Kafr Qallil (كفر قلّيل) is a Palestinian town in the Nablus Governorate of the State of Palestine, in the northern West Bank. According to the Palestinian Central Bureau of Statistics (PCBS), the town had a population of 3,029 inhabitants in 2017.

==Location==
Kafr Qallil is located 4.30 km south of Nablus. It is bordered by Nablus to the north and east, and by Burin to the south and west.

==History==
Pottery sherds from the early and late Roman and Byzantine eras have been found here. In addition to ceramics, inscriptions dating to the Byzantine era have been found here.

Pottery from the Umayyad era has also been found here.

Kafr Qalil was mentioned in the Samaritan Chronicle, and was inhabited by the Samaritans in the 7th century CE. Samaritan historian Benyamim Tsedaka references the Samaritan 'Aanaan family, cited in an 8th-century source, as former inhabitants of Kafr Qalil before their destruction or conversion. The Samaritan lineage record, called the Tolidah, mentions a Rabbi called Iṣḥāq b. Khalaf of the Benē Maṭar taught the Torah and lived in Kafr Qalīl before moving to Beit Bizzīn near Kafr Qaddum.

===Ottoman era===
Incorporated into the Ottoman Empire in 1517 with the rest of Palestine, in 1596 the village appeared in Ottoman tax registers as being in the nahiya of Jabal Qubal, part of Nablus Sanjak. It had a population of 50 households and 11 bachelors, all Muslim. They paid a fixed tax-rate of 33.3% on agricultural products, including wheat, barley, summer crops, olive trees, goats and beehives, in addition to occasional revenues and a press for olive oil or syrup; a total of 15,000 akçe.

In 1838, Kefr Kullin was noted as a village on the side of Mount Gerizim, located in the District of Jurat 'Amra, south of Nablus.

In 1870, Victor Guérin described it as being a village of two hundred inhabitants, separated by a valley in two districts, one northern and the other southern. A few gardens adjoined it.

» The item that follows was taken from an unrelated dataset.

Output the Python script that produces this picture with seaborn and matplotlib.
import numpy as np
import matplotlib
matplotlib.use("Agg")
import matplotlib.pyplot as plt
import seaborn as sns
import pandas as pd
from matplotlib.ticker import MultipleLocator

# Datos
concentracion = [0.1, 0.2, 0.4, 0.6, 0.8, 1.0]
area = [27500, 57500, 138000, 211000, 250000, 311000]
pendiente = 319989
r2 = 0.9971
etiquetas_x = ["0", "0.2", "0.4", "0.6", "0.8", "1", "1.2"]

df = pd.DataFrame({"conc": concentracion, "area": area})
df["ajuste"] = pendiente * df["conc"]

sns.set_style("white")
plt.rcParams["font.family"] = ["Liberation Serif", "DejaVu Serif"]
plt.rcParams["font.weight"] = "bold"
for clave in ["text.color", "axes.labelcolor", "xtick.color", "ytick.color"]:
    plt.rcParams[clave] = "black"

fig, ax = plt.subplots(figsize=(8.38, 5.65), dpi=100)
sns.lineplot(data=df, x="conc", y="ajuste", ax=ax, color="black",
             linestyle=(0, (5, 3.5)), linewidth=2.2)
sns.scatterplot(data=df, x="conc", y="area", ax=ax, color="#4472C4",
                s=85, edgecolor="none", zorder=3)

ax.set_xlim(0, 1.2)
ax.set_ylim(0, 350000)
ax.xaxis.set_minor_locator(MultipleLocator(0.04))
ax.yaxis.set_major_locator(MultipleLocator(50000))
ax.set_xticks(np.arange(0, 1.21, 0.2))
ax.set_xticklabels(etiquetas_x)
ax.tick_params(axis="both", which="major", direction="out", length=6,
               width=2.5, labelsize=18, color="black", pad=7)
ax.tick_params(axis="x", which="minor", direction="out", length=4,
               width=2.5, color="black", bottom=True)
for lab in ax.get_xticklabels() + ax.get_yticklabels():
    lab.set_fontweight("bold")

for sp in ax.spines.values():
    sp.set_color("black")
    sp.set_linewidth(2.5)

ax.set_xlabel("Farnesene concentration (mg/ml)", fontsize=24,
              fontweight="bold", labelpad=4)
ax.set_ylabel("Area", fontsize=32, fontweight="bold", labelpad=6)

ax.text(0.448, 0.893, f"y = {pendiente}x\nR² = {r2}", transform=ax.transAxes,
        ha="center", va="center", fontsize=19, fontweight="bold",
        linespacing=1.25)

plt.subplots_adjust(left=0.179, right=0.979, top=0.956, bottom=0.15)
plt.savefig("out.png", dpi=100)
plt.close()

In 1882, the PEF's Survey of Western Palestine described Kefr Kullin as "A small village at the foot of Gerizim, with a spring in it; it stands higher than the main road."

===British Mandate era===
In the 1922 census of Palestine conducted by the British Mandate authorities, Kufr Qallil had a population of 298 Muslims, increasing at the time of the 1931 census to 332, still all Muslim, in 79 houses.

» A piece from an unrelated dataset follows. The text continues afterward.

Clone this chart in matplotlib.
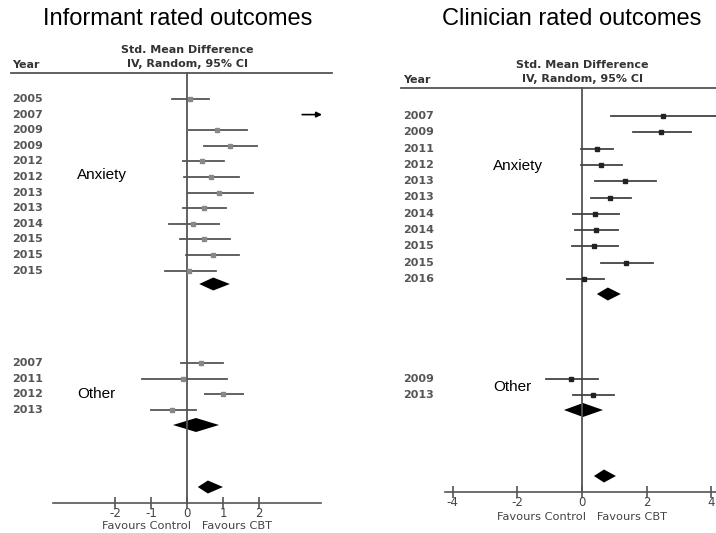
import numpy as np
import matplotlib
matplotlib.use("Agg")
import matplotlib.pyplot as plt

# ---- Informant rated outcomes ----
inf_anx_years = ['2005', '2007', '2009', '2009', '2012', '2012', '2013', '2013', '2014', '2015', '2015', '2015']
inf_anx_est = [0.08, np.nan, 0.83, 1.19, 0.42, 0.66, 0.90, 0.47, 0.18, 0.47, 0.71, 0.06]
inf_anx_lo = [-0.42, 3.2, 0.06, 0.47, -0.11, -0.09, 0.02, -0.11, -0.49, -0.20, -0.03, -0.60]
inf_anx_hi = [0.61, 3.75, 1.67, 1.94, 1.03, 1.45, 1.83, 1.09, 0.90, 1.19, 1.45, 0.80]
inf_oth_years = ['2007', '2011', '2012', '2013']
inf_oth_est = [0.39, -0.12, 1.00, -0.42]
inf_oth_lo = [-0.17, -1.25, 0.50, -1.00]
inf_oth_hi = [1.00, 1.12, 1.55, 0.25]
inf_pooled = {'anx': (0.73, 0.34, 1.19), 'oth': (0.25, -0.39, 0.89), 'all': (0.58, 0.30, 1.00)}
inf_ticks = [-2, -1, 0, 1, 2]

# ---- Clinician rated outcomes ----
cli_anx_years = ['2007', '2009', '2011', '2012', '2013', '2013', '2014', '2014', '2015', '2015', '2016']
cli_anx_est = [2.50, 2.45, 0.46, 0.59, 1.33, 0.87, 0.40, 0.43, 0.37, 1.36, 0.06]
cli_anx_lo = [0.90, 1.58, -0.03, -0.03, 0.40, 0.28, -0.28, -0.22, -0.30, 0.59, -0.46]
cli_anx_hi = [4.60, 3.37, 0.96, 1.24, 2.29, 1.52, 1.14, 1.11, 1.11, 2.20, 0.68]
cli_oth_years = ['2009', '2013']
cli_oth_est = [-0.34, 0.34]
cli_oth_lo = [-1.11, -0.28]
cli_oth_hi = [0.50, 0.99]
cli_pooled = {'anx': (0.80, 0.46, 1.20), 'oth': (0.03, -0.56, 0.65), 'all': (0.68, 0.37, 1.05)}
cli_ticks = [-4, -2, 0, 2, 4]

W, H = 716, 533
fig = plt.figure(figsize=(W / 100, H / 100), dpi=100)

LBL = dict(family='DejaVu Sans', fontweight='bold', color='#555555', fontsize=8)
HDR = dict(LBL, color='#333333')


def diamond(ax, est, lo, hi, y, h):
    ax.fill([lo, est, hi, est], [y, y - h / 2, y, y + h / 2], color='black', lw=0, clip_on=False)


def forest(ax, cfg):
    # pixel layout of this panel: x in effect size, y in pixels from the top
    zero_px, unit = cfg['zero'], cfg['unit']
    ax.set_xlim((0 - zero_px) / unit, (cfg['width'] - zero_px) / unit)
    ax.set_ylim(H, 0)
    for s in ['top', 'left', 'right']:
        ax.spines[s].set_visible(False)
    ax.set_yticks([])
    ax.patch.set_alpha(0)

    # bottom axis
    ax.spines['bottom'].set_position(('data', cfg['axis_y']))
    ax.spines['bottom'].set_bounds(*cfg['axis_bounds'])
    ax.spines['bottom'].set_color('#555555')
    ax.spines['bottom'].set_linewidth(1.2)
    ax.set_xticks(cfg['ticks'])
    ax.set_xticklabels([str(t) for t in cfg['ticks']])
    ax.tick_params(axis='x', direction='inout', length=8, width=1.2, color='#555555',
                   pad=-1, labelsize=8.5, labelcolor='#444444')

    to_v = lambda px: (px - zero_px) / unit

    # title and header
    ax.text(to_v(cfg['title_x']), 19, cfg['title'], fontsize=17, family='Liberation Sans',
            ha='center', va='center')
    hy = cfg['header_y']
    ax.plot([to_v(cfg['header_x0']), to_v(cfg['header_x1'])], [hy, hy],
            color='#555555', lw=1.3, clip_on=False)
    ax.text(to_v(cfg['year_x']), hy - 8, 'Year', ha='left', va='center', **HDR)
    ax.text(0, hy - 23, 'Std. Mean Difference', ha='center', va='center', **HDR)
    ax.text(0, hy - 9, 'IV, Random, 95% CI', ha='center', va='center', **HDR)

    # zero line
    ax.plot([0, 0], [hy, cfg['axis_y']], color='#555555', lw=1.3)

    def rows(years, est, lo, hi, y0, step):
        ys = [y0 + i * step for i in range(len(years))]
        for yr, e, l, h, y in zip(years, est, lo, hi, ys):
            ax.text(to_v(cfg['year_x']), y, yr, ha='left', va='center', **LBL)
            if np.isnan(e):
                # estimate off the scale: arrow only
                ax.annotate('', xy=(h, y), xytext=(l, y),
                            arrowprops=dict(arrowstyle='-|>', color='black', lw=1.2,
                                            mutation_scale=8, shrinkA=0, shrinkB=0))
                continue
            ax.plot([l, h], [y, y], color=cfg['line_c'], lw=1.3)
            ax.plot([e], [y], marker='s', ms=3, color=cfg['mark_c'], mec=cfg['mark_c'])
        return ys

    rows(*cfg['anx'], cfg['anx_y0'], cfg['step'])
    rows(*cfg['oth'], cfg['oth_y0'], cfg['step'])
    p = cfg['pooled']
    diamond(ax, *p['anx'], cfg['dia_y'][0], 13)
    diamond(ax, *p['oth'], cfg['dia_y'][1], 14)
    diamond(ax, *p['all'], cfg['dia_y'][2], 13)

    ax.text(to_v(cfg['group_x']), cfg['anx_lbl_y'], 'Anxiety', fontsize=11,
            family='Liberation Sans', ha='left', va='center')
    ax.text(to_v(cfg['group_x']), cfg['oth_lbl_y'], 'Other', fontsize=11,
            family='Liberation Sans', ha='left', va='center')
    ax.text(0, cfg['fav_y'], 'Favours Control   Favours CBT', ha='center', va='center',
            family='DejaVu Sans', color='#444444', fontsize=8.2)


left_cfg = dict(
    width=360, zero=187, unit=36.0, axis_y=503, axis_bounds=(-3.72, 3.72),
    ticks=inf_ticks, title='Informant rated outcomes', title_x=178,
    header_y=73, header_x0=11, header_x1=332, year_x=12, line_c='#555555', mark_c='#888888',
    anx=(inf_anx_years, inf_anx_est, inf_anx_lo, inf_anx_hi),
    oth=(inf_oth_years, inf_oth_est, inf_oth_lo, inf_oth_hi),
    anx_y0=99, oth_y0=363, step=15.6, pooled=inf_pooled, dia_y=(284, 425, 487),
    group_x=77, anx_lbl_y=175, oth_lbl_y=394, fav_y=526,
)
right_cfg = dict(
    width=356, zero=222, unit=32.3, axis_y=492, axis_bounds=(-4.24, 4.2),
    ticks=cli_ticks, title='Clinician rated outcomes', title_x=212,
    header_y=88, header_x0=41, header_x1=360, year_x=43, line_c='#444444', mark_c='#222222',
    anx=(cli_anx_years, cli_anx_est, cli_anx_lo, cli_anx_hi),
    oth=(cli_oth_years, cli_oth_est, cli_oth_lo, cli_oth_hi),
    anx_y0=116, oth_y0=379, step=16.3, pooled=cli_pooled, dia_y=(294, 410, 476),
    group_x=133, anx_lbl_y=166, oth_lbl_y=387, fav_y=517,
)

axL = fig.add_axes([0, 0, 360 / W, 1])
forest(axL, left_cfg)
axR = fig.add_axes([360 / W, 0, 356 / W, 1])
forest(axR, right_cfg)

fig.savefig('out.png', dpi=100)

In the 1945 statistics, Kafr Qallil (including Khirbat Sarin) had a population of 470, all Muslims, with 4,732 dunams of land, according to an official land and population survey. Of this, 83 dunams were plantations and irrigable land, 2,397 were used for cereals, while 39 dunams were built-up (urban) land.

===Jordanian era===
In the wake of the 1948 Arab–Israeli War, and after the 1949 Armistice Agreements, Kafr Qallil came under Jordanian rule.

The Jordanian census of 1961 found 749 inhabitants here.

===1967, aftermath===
Since the Six-Day War in 1967, Kafr Qallil has been under Israeli occupation.

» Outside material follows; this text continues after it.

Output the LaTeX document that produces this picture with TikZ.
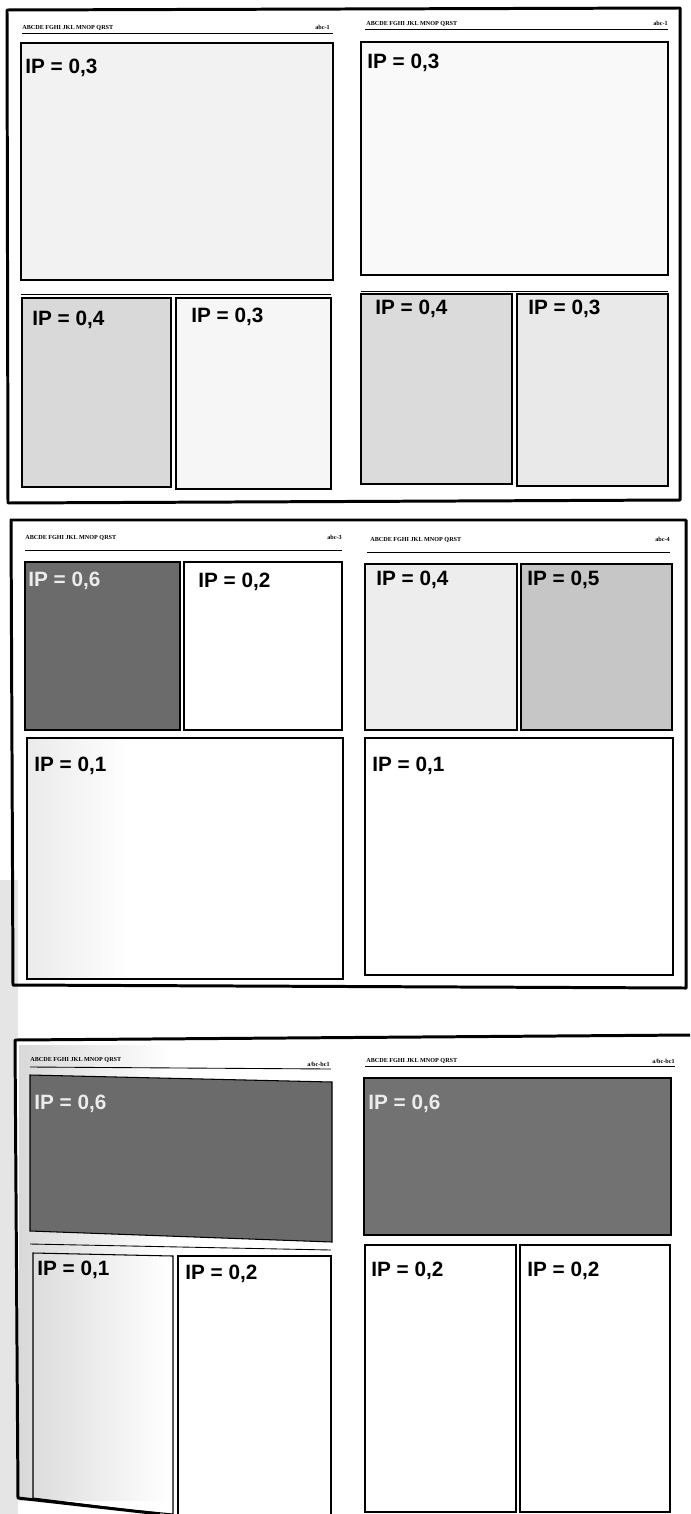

After the 1995 Accords, 27% of the village land was classified as Area A, the remaining 73% as Area C.

Israel has confiscated hundreds of dunams of land from the village. Some has been used for Israeli military checkpoints, and 15 dunams went to the Israeli settlement of Har Brakha.

== Demography ==
The inhabitants of Kafr Qallil belong to various families, such as the Amer, Mansour, and Theab families.